- AIM: Exactly repeat the material, dropping only the pictures.

Entries from a dataset:
++++++++++

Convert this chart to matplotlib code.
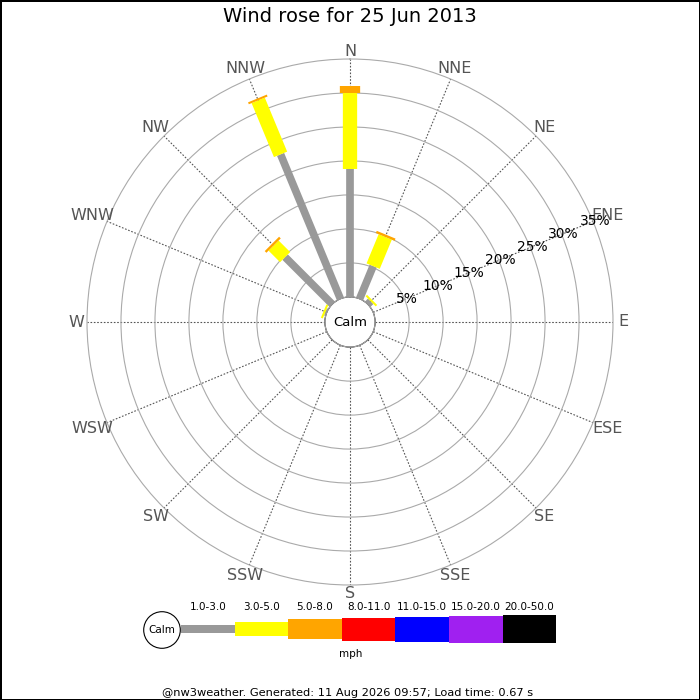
import numpy as np
import matplotlib
matplotlib.use('Agg')
import matplotlib.pyplot as plt

# --------------------------
# Data (percent of time, per direction and speed band)
# --------------------------
directions = ['N', 'NNE', 'NE', 'ENE', 'E', 'ESE', 'SE', 'SSE',
              'S', 'SSW', 'SW', 'WSW', 'W', 'WNW', 'NW', 'NNW']
speed_bands = ['1.0-3.0', '3.0-5.0', '5.0-8.0', '8.0-11.0',
               '11.0-15.0', '15.0-20.0', '20.0-50.0']
band_colors = ['#999999', '#ffff00', '#ffa500', '#ff0000',
               '#0000ff', '#a020f0', '#000000']
band_px = [7.7, 14.3, 20.3, 23.0, 25.0, 27.0, 28.5]  # bar thickness in pixels

band_1_3 = [18.8, 5.2, 0.6, 0, 0, 0, 0, 0, 0, 0, 0, 0, 0, 0.2, 9.8, 23.0]
band_3_5 = [11.2, 4.65, 0.3, 0, 0, 0, 0, 0, 0, 0, 0, 0, 0, 0.3, 2.4, 8.6]
band_5_8 = [1.1, 0.35, 0, 0, 0, 0, 0, 0, 0, 0, 0, 0, 0, 0, 0.35, 0.3]
bands = [band_1_3, band_3_5, band_5_8]

ring_pcts = [5, 10, 15, 20, 25, 30, 35]
calm_r = 3.7  # calm circle radius in % units
title = 'Wind rose for 25 Jun 2013'
footer = '@nw3weather. Generated: 11 Aug 2026 09:57; Load time: 0.67 s'

# --------------------------
# Figure
# --------------------------
W = H = 700
fig = plt.figure(figsize=(7, 7), dpi=100)
fig.patch.set_facecolor('white')
fig.patch.set_edgecolor('black')
fig.patch.set_linewidth(2)

cx, cy, R = 350, 322, 263
ax = fig.add_axes([(cx - R) / W, (H - cy - R) / H, 2 * R / W, 2 * R / H],
                  projection='polar')
ax.set_theta_zero_location('N')
ax.set_theta_direction(-1)
ax.set_ylim(0, 35)
ax.set_rorigin(-calm_r)
px_per_pct = R / (35 + calm_r)

angles = np.arange(16) * 22.5
ax.set_thetagrids(angles, labels=[''] * 16)
ax.set_rgrids(ring_pcts[:-1], labels=[''] * (len(ring_pcts) - 1))
ax.xaxis.grid(True, color='#555555', lw=0.8, ls=(0, (1.5, 1.5)))
ax.yaxis.grid(True, color='#aaaaaa', lw=0.8, ls='-')
ax.spines['polar'].set_color('#aaaaaa')
ax.spines['polar'].set_linewidth(0.8)
ax.tick_params(length=0)

# calm circle
t = np.linspace(0, 2 * np.pi, 300)
ax.plot(t, np.zeros_like(t), color='#aaaaaa', lw=0.8, clip_on=False, zorder=3)
ax.text(0.5, 0.5, 'Calm', transform=ax.transAxes, ha='center', va='center',
        fontsize=9.5)

# stacked bars as thick radial lines
theta = np.deg2rad(angles)
cum = np.zeros(16)
for i, vals in enumerate(bands):
    vals = np.array(vals)
    for k in range(16):
        if vals[k] <= 0:
            continue
        ax.plot([theta[k], theta[k]], [cum[k], cum[k] + vals[k]],
                color=band_colors[i], lw=band_px[i] * 72 / 100,
                solid_capstyle='butt', zorder=4)
    cum += vals

# direction labels, pushed out a little more for wide labels on the sides
for k, name in enumerate(directions):
    r_px = 271 + 0.5 * len(name) * 5.5 * abs(np.sin(theta[k]))
    ax.text(theta[k], r_px / px_per_pct - calm_r, name, ha='center',
            va='center', fontsize=11.5, color='#555555')

# percentage labels along ENE
for p in ring_pcts:
    ax.text(np.deg2rad(67.5), p + 0.3, f'{p}%', ha='center', va='center',
            fontsize=10, color='black', zorder=5)

# --------------------------
# Legend / text overlay in pixel coordinates
# --------------------------
ov = fig.add_axes([0, 0, 1, 1])
ov.set_xlim(0, W)
ov.set_ylim(H, 0)
ov.axis('off')
ov.patch.set_alpha(0)

fig.text(0.5, 1 - 17 / H, title, ha='center', va='center', fontsize=14)

leg_y = 629
seg = 53.6
x0 = 181
lefts = [x0 + i * seg for i in range(len(speed_bands))]
ov.barh([leg_y] * len(speed_bands), [seg] * len(speed_bands), left=lefts,
        height=band_px, color=band_colors, linewidth=0)
for i, lab in enumerate(speed_bands):
    ov.text(lefts[i] + seg / 2, 607, lab, ha='center', va='center', fontsize=7.5)
ov.add_patch(plt.Circle((162, 630), 18.3, facecolor='white',
                        edgecolor='black', lw=0.8, zorder=3))
ov.text(162, 630, 'Calm', ha='center', va='center', fontsize=7.5, zorder=4)
ov.text(351, 654, 'mph', ha='center', va='center', fontsize=7.5)
ov.text(348, 693, footer, ha='center', va='center', fontsize=8.2)

fig.savefig('out.png', dpi=100, facecolor=fig.get_facecolor(),
            edgecolor=fig.get_edgecolor())
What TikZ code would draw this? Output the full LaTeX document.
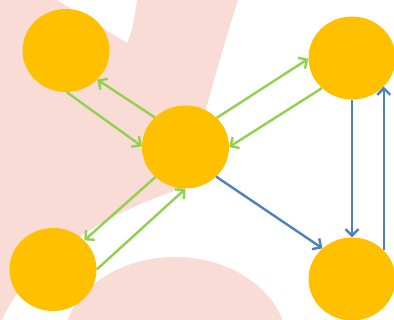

++++++++++

- SOLUTION FOR THIS TASK:
Convert this chart to matplotlib code.
import numpy as np
import matplotlib
matplotlib.use('Agg')
import matplotlib.pyplot as plt

# --------------------------
# Data (percent of time, per direction and speed band)
# --------------------------
directions = ['N', 'NNE', 'NE', 'ENE', 'E', 'ESE', 'SE', 'SSE',
              'S', 'SSW', 'SW', 'WSW', 'W', 'WNW', 'NW', 'NNW']
speed_bands = ['1.0-3.0', '3.0-5.0', '5.0-8.0', '8.0-11.0',
               '11.0-15.0', '15.0-20.0', '20.0-50.0']
band_colors = ['#999999', '#ffff00', '#ffa500', '#ff0000',
               '#0000ff', '#a020f0', '#000000']
band_px = [7.7, 14.3, 20.3, 23.0, 25.0, 27.0, 28.5]  # bar thickness in pixels

band_1_3 = [18.8, 5.2, 0.6, 0, 0, 0, 0, 0, 0, 0, 0, 0, 0, 0.2, 9.8, 23.0]
band_3_5 = [11.2, 4.65, 0.3, 0, 0, 0, 0, 0, 0, 0, 0, 0, 0, 0.3, 2.4, 8.6]
band_5_8 = [1.1, 0.35, 0, 0, 0, 0, 0, 0, 0, 0, 0, 0, 0, 0, 0.35, 0.3]
bands = [band_1_3, band_3_5, band_5_8]

ring_pcts = [5, 10, 15, 20, 25, 30, 35]
calm_r = 3.7  # calm circle radius in % units
title = 'Wind rose for 25 Jun 2013'
footer = '@nw3weather. Generated: 11 Aug 2026 09:57; Load time: 0.67 s'

# --------------------------
# Figure
# --------------------------
W = H = 700
fig = plt.figure(figsize=(7, 7), dpi=100)
fig.patch.set_facecolor('white')
fig.patch.set_edgecolor('black')
fig.patch.set_linewidth(2)

cx, cy, R = 350, 322, 263
ax = fig.add_axes([(cx - R) / W, (H - cy - R) / H, 2 * R / W, 2 * R / H],
                  projection='polar')
ax.set_theta_zero_location('N')
ax.set_theta_direction(-1)
ax.set_ylim(0, 35)
ax.set_rorigin(-calm_r)
px_per_pct = R / (35 + calm_r)

angles = np.arange(16) * 22.5
ax.set_thetagrids(angles, labels=[''] * 16)
ax.set_rgrids(ring_pcts[:-1], labels=[''] * (len(ring_pcts) - 1))
ax.xaxis.grid(True, color='#555555', lw=0.8, ls=(0, (1.5, 1.5)))
ax.yaxis.grid(True, color='#aaaaaa', lw=0.8, ls='-')
ax.spines['polar'].set_color('#aaaaaa')
ax.spines['polar'].set_linewidth(0.8)
ax.tick_params(length=0)

# calm circle
t = np.linspace(0, 2 * np.pi, 300)
ax.plot(t, np.zeros_like(t), color='#aaaaaa', lw=0.8, clip_on=False, zorder=3)
ax.text(0.5, 0.5, 'Calm', transform=ax.transAxes, ha='center', va='center',
        fontsize=9.5)

# stacked bars as thick radial lines
theta = np.deg2rad(angles)
cum = np.zeros(16)
for i, vals in enumerate(bands):
    vals = np.array(vals)
    for k in range(16):
        if vals[k] <= 0:
            continue
        ax.plot([theta[k], theta[k]], [cum[k], cum[k] + vals[k]],
                color=band_colors[i], lw=band_px[i] * 72 / 100,
                solid_capstyle='butt', zorder=4)
    cum += vals

# direction labels, pushed out a little more for wide labels on the sides
for k, name in enumerate(directions):
    r_px = 271 + 0.5 * len(name) * 5.5 * abs(np.sin(theta[k]))
    ax.text(theta[k], r_px / px_per_pct - calm_r, name, ha='center',
            va='center', fontsize=11.5, color='#555555')

# percentage labels along ENE
for p in ring_pcts:
    ax.text(np.deg2rad(67.5), p + 0.3, f'{p}%', ha='center', va='center',
            fontsize=10, color='black', zorder=5)

# --------------------------
# Legend / text overlay in pixel coordinates
# --------------------------
ov = fig.add_axes([0, 0, 1, 1])
ov.set_xlim(0, W)
ov.set_ylim(H, 0)
ov.axis('off')
ov.patch.set_alpha(0)

fig.text(0.5, 1 - 17 / H, title, ha='center', va='center', fontsize=14)

leg_y = 629
seg = 53.6
x0 = 181
lefts = [x0 + i * seg for i in range(len(speed_bands))]
ov.barh([leg_y] * len(speed_bands), [seg] * len(speed_bands), left=lefts,
        height=band_px, color=band_colors, linewidth=0)
for i, lab in enumerate(speed_bands):
    ov.text(lefts[i] + seg / 2, 607, lab, ha='center', va='center', fontsize=7.5)
ov.add_patch(plt.Circle((162, 630), 18.3, facecolor='white',
                        edgecolor='black', lw=0.8, zorder=3))
ov.text(162, 630, 'Calm', ha='center', va='center', fontsize=7.5, zorder=4)
ov.text(351, 654, 'mph', ha='center', va='center', fontsize=7.5)
ov.text(348, 693, footer, ha='center', va='center', fontsize=8.2)

fig.savefig('out.png', dpi=100, facecolor=fig.get_facecolor(),
            edgecolor=fig.get_edgecolor())
What TikZ code would draw this? Output the full LaTeX document.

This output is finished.